Divers will be working around the Ferry Landing old stone wharf for several days this week recovering old stone blocks from the sea floor.

The work is the first stage in our restoration project of the Wharf, which is one of the oldest working stone wharves in the Southern Hemisphere and is also classified as a Grade One structure by Historic Places Trust.

Guy Banhidii and his team of divers from Dive Revive based out of Whenaukite, will be carrying out the recovery work. This will see stones lost from the original wall recovered from the seafloor. They wlll then be used to rebuild the wharf's original stone steps, along with sections of missing wall.

"These are the original stones from the wharf that have eroded off and fallen into the sea," says Mercury Bay Area Manager Sam Marshall.
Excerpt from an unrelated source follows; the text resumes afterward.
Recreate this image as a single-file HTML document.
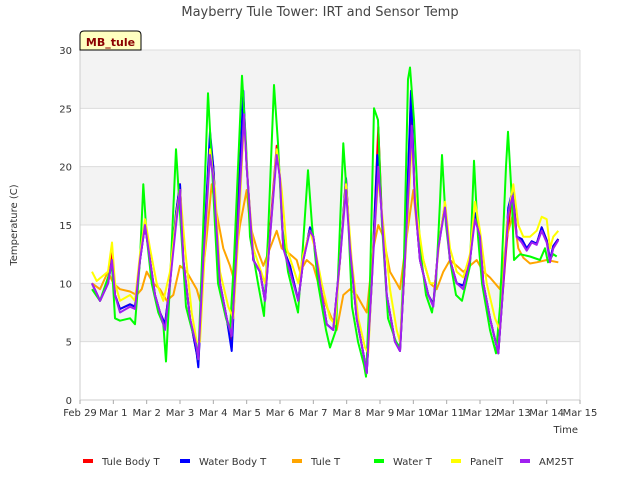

The stones, estimated to weigh between 100 and 1000kgs can be seen in good visibility, several metres under the water, beside the wharf and out further into the channel.

A crane will be on-site and a section of the wharf will be cordoned off around where the divers are working. Divers will be wearing helmets with communications on them which allows them to be in constant contact with the dive tender.

"The divers aren't going deep and it's not dangerous conditions," says Mr Banhidi. "The comms allows us to let the divers know when the ferry is coming and going. We have already worked out a plan with the Ferry operator, as the service will be going during our work."

"People are welcome to come and watch, but won't be able to get anywhere near our operation," he says.

The diving work should take up to three days and when that's complete, a stonemason and archaeologist will be analysing the stones to see how many can be used to rebuild the wharf and whether other stone needs to be sourced.

The actual restoration of stonework on the wharf will take place later in the year.

Last December the Lotteries Environment and Heritage Fund approved $187,645 towards the Stage One of the restoration work, while our Council had contributed $279,000.